**DIRECTIONS**
Give the data below again exactly as it stands. Omit the pictures.

==============================

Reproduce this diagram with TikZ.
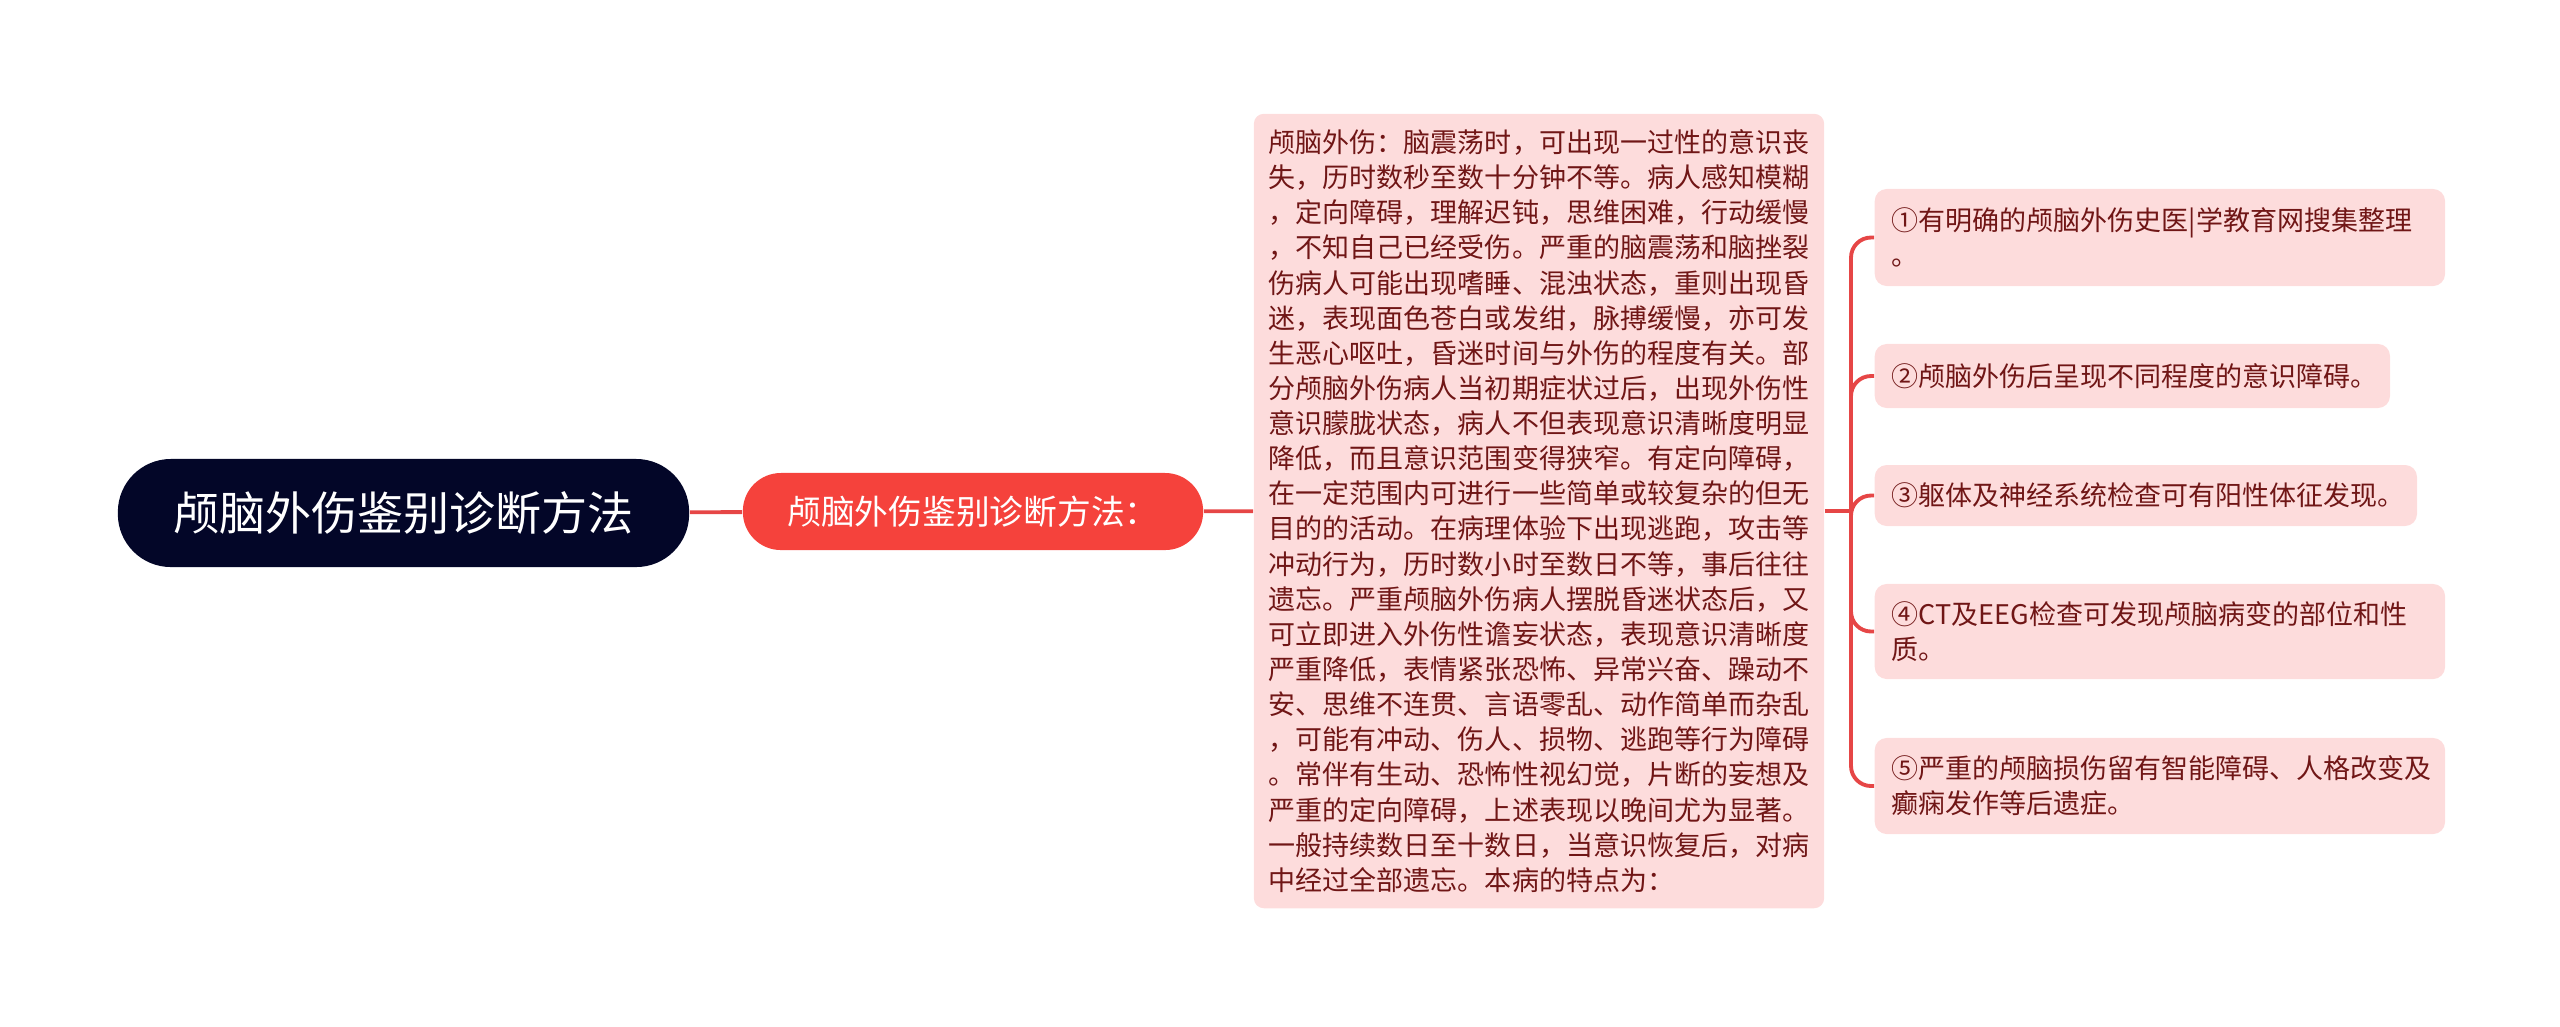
\documentclass[tikz,border=0pt]{standalone}
\usepackage{fontspec}
\setmainfont{Noto Sans CJK SC}
\definecolor{rootfill}{RGB}{3,6,40}
\definecolor{subfill}{RGB}{245,66,60}
\definecolor{leaffill}{RGB}{253,220,220}
\definecolor{leaftext}{RGB}{112,22,22}
\definecolor{linkred}{RGB}{230,70,70}
\tikzset{
    rootbox/.style={fill=rootfill, text=white, rounded corners=0.53cm,
        minimum width=5.71cm, minimum height=1.08cm, inner sep=0pt,
        font=\fontsize{13.1}{15}\selectfont},
    subbox/.style={fill=subfill, text=white, rounded corners=0.38cm,
        minimum width=4.6cm, minimum height=0.77cm, inner sep=0pt,
        font=\fontsize{9.6}{11}\selectfont},
    descbox/.style={fill=leaffill, text=leaftext, rounded corners=0.1cm,
        minimum width=5.7cm, minimum height=7.94cm, align=left, inner sep=0pt,
        font=\fontsize{7.68}{9.99}\selectfont},
    itembox/.style={fill=leaffill, text=leaftext, rounded corners=0.12cm,
        anchor=west, align=left, inner xsep=0.17cm, inner ysep=0pt,
        font=\fontsize{7.68}{9.99}\selectfont},
    link/.style={draw=linkred, line width=1.1pt},
}
\begin{document}
\begin{tikzpicture}[x=0.01cm, y=-0.01cm]
    \useasboundingbox (0,0) rectangle (2560,1026);

    \node[rootbox] (root) at (403.5,513) {颅脑外伤鉴别诊断方法};
    \node[subbox] (sub) at (973,511.5) {颅脑外伤鉴别诊断方法：};
    \node[descbox] (desc) at (1539,511) {颅脑外伤：脑震荡时，可出现一过性的意识丧\\
        失，历时数秒至数十分钟不等。病人感知模糊\\
        ，定向障碍，理解迟钝，思维困难，行动缓慢\\
        ，不知自己已经受伤。严重的脑震荡和脑挫裂\\
        伤病人可能出现嗜睡、混浊状态，重则出现昏\\
        迷，表现面色苍白或发绀，脉搏缓慢，亦可发\\
        生恶心呕吐，昏迷时间与外伤的程度有关。部\\
        分颅脑外伤病人当初期症状过后，出现外伤性\\
        意识朦胧状态，病人不但表现意识清晰度明显\\
        降低，而且意识范围变得狭窄。有定向障碍，\\
        在一定范围内可进行一些简单或较复杂的但无\\
        目的的活动。在病理体验下出现逃跑，攻击等\\
        冲动行为，历时数小时至数日不等，事后往往\\
        遗忘。严重颅脑外伤病人摆脱昏迷状态后，又\\
        可立即进入外伤性谵妄状态，表现意识清晰度\\
        严重降低，表情紧张恐怖、异常兴奋、躁动不\\
        安、思维不连贯、言语零乱、动作简单而杂乱\\
        ，可能有冲动、伤人、损物、逃跑等行为障碍\\
        。常伴有生动、恐怖性视幻觉，片断的妄想及\\
        严重的定向障碍，上述表现以晚间尤为显著。\\
        一般持续数日至十数日，当意识恢复后，对病\\
        中经过全部遗忘。本病的特点为：};

    \node[itembox, text width=5.36cm, minimum height=0.97cm] (p1) at (1874,237.5)
        {①有明确的颅脑外伤史医|学教育网搜集整理\\。};
    \node[itembox, text width=4.81cm, minimum height=0.64cm] (p2) at (1874,376)
        {②颅脑外伤后呈现不同程度的意识障碍。};
    \node[itembox, text width=5.08cm, minimum height=0.61cm] (p3) at (1874,495.5)
        {③躯体及神经系统检查可有阳性体征发现。};
    \node[itembox, text width=5.36cm, minimum height=0.95cm] (p4) at (1874,631.5)
        {④CT及EEG检查可发现颅脑病变的部位和性\\质。};
    \node[itembox, text width=5.36cm, minimum height=0.96cm] (p5) at (1874,786)
        {⑤严重的颅脑损伤留有智能障碍、人格改变及\\癫痫发作等后遗症。};

    \coordinate (fork) at (1851,511);

    \draw[link] (root) -- (sub);
    \draw[link] (sub) -- (desc);
    \draw[link] (desc.east) -- (fork);
    \foreach \i in {1,...,5}
        \draw[link, rounded corners=0.2cm] (fork) |- (p\i.west);
\end{tikzpicture}
\end{document}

==============================

**TASK SOLUTION**
Reproduce this diagram with TikZ.
\documentclass[tikz,border=0pt]{standalone}
\usepackage{fontspec}
\setmainfont{Noto Sans CJK SC}
\definecolor{rootfill}{RGB}{3,6,40}
\definecolor{subfill}{RGB}{245,66,60}
\definecolor{leaffill}{RGB}{253,220,220}
\definecolor{leaftext}{RGB}{112,22,22}
\definecolor{linkred}{RGB}{230,70,70}
\tikzset{
    rootbox/.style={fill=rootfill, text=white, rounded corners=0.53cm,
        minimum width=5.71cm, minimum height=1.08cm, inner sep=0pt,
        font=\fontsize{13.1}{15}\selectfont},
    subbox/.style={fill=subfill, text=white, rounded corners=0.38cm,
        minimum width=4.6cm, minimum height=0.77cm, inner sep=0pt,
        font=\fontsize{9.6}{11}\selectfont},
    descbox/.style={fill=leaffill, text=leaftext, rounded corners=0.1cm,
        minimum width=5.7cm, minimum height=7.94cm, align=left, inner sep=0pt,
        font=\fontsize{7.68}{9.99}\selectfont},
    itembox/.style={fill=leaffill, text=leaftext, rounded corners=0.12cm,
        anchor=west, align=left, inner xsep=0.17cm, inner ysep=0pt,
        font=\fontsize{7.68}{9.99}\selectfont},
    link/.style={draw=linkred, line width=1.1pt},
}
\begin{document}
\begin{tikzpicture}[x=0.01cm, y=-0.01cm]
    \useasboundingbox (0,0) rectangle (2560,1026);

    \node[rootbox] (root) at (403.5,513) {颅脑外伤鉴别诊断方法};
    \node[subbox] (sub) at (973,511.5) {颅脑外伤鉴别诊断方法：};
    \node[descbox] (desc) at (1539,511) {颅脑外伤：脑震荡时，可出现一过性的意识丧\\
        失，历时数秒至数十分钟不等。病人感知模糊\\
        ，定向障碍，理解迟钝，思维困难，行动缓慢\\
        ，不知自己已经受伤。严重的脑震荡和脑挫裂\\
        伤病人可能出现嗜睡、混浊状态，重则出现昏\\
        迷，表现面色苍白或发绀，脉搏缓慢，亦可发\\
        生恶心呕吐，昏迷时间与外伤的程度有关。部\\
        分颅脑外伤病人当初期症状过后，出现外伤性\\
        意识朦胧状态，病人不但表现意识清晰度明显\\
        降低，而且意识范围变得狭窄。有定向障碍，\\
        在一定范围内可进行一些简单或较复杂的但无\\
        目的的活动。在病理体验下出现逃跑，攻击等\\
        冲动行为，历时数小时至数日不等，事后往往\\
        遗忘。严重颅脑外伤病人摆脱昏迷状态后，又\\
        可立即进入外伤性谵妄状态，表现意识清晰度\\
        严重降低，表情紧张恐怖、异常兴奋、躁动不\\
        安、思维不连贯、言语零乱、动作简单而杂乱\\
        ，可能有冲动、伤人、损物、逃跑等行为障碍\\
        。常伴有生动、恐怖性视幻觉，片断的妄想及\\
        严重的定向障碍，上述表现以晚间尤为显著。\\
        一般持续数日至十数日，当意识恢复后，对病\\
        中经过全部遗忘。本病的特点为：};

    \node[itembox, text width=5.36cm, minimum height=0.97cm] (p1) at (1874,237.5)
        {①有明确的颅脑外伤史医|学教育网搜集整理\\。};
    \node[itembox, text width=4.81cm, minimum height=0.64cm] (p2) at (1874,376)
        {②颅脑外伤后呈现不同程度的意识障碍。};
    \node[itembox, text width=5.08cm, minimum height=0.61cm] (p3) at (1874,495.5)
        {③躯体及神经系统检查可有阳性体征发现。};
    \node[itembox, text width=5.36cm, minimum height=0.95cm] (p4) at (1874,631.5)
        {④CT及EEG检查可发现颅脑病变的部位和性\\质。};
    \node[itembox, text width=5.36cm, minimum height=0.96cm] (p5) at (1874,786)
        {⑤严重的颅脑损伤留有智能障碍、人格改变及\\癫痫发作等后遗症。};

    \coordinate (fork) at (1851,511);

    \draw[link] (root) -- (sub);
    \draw[link] (sub) -- (desc);
    \draw[link] (desc.east) -- (fork);
    \foreach \i in {1,...,5}
        \draw[link, rounded corners=0.2cm] (fork) |- (p\i.west);
\end{tikzpicture}
\end{document}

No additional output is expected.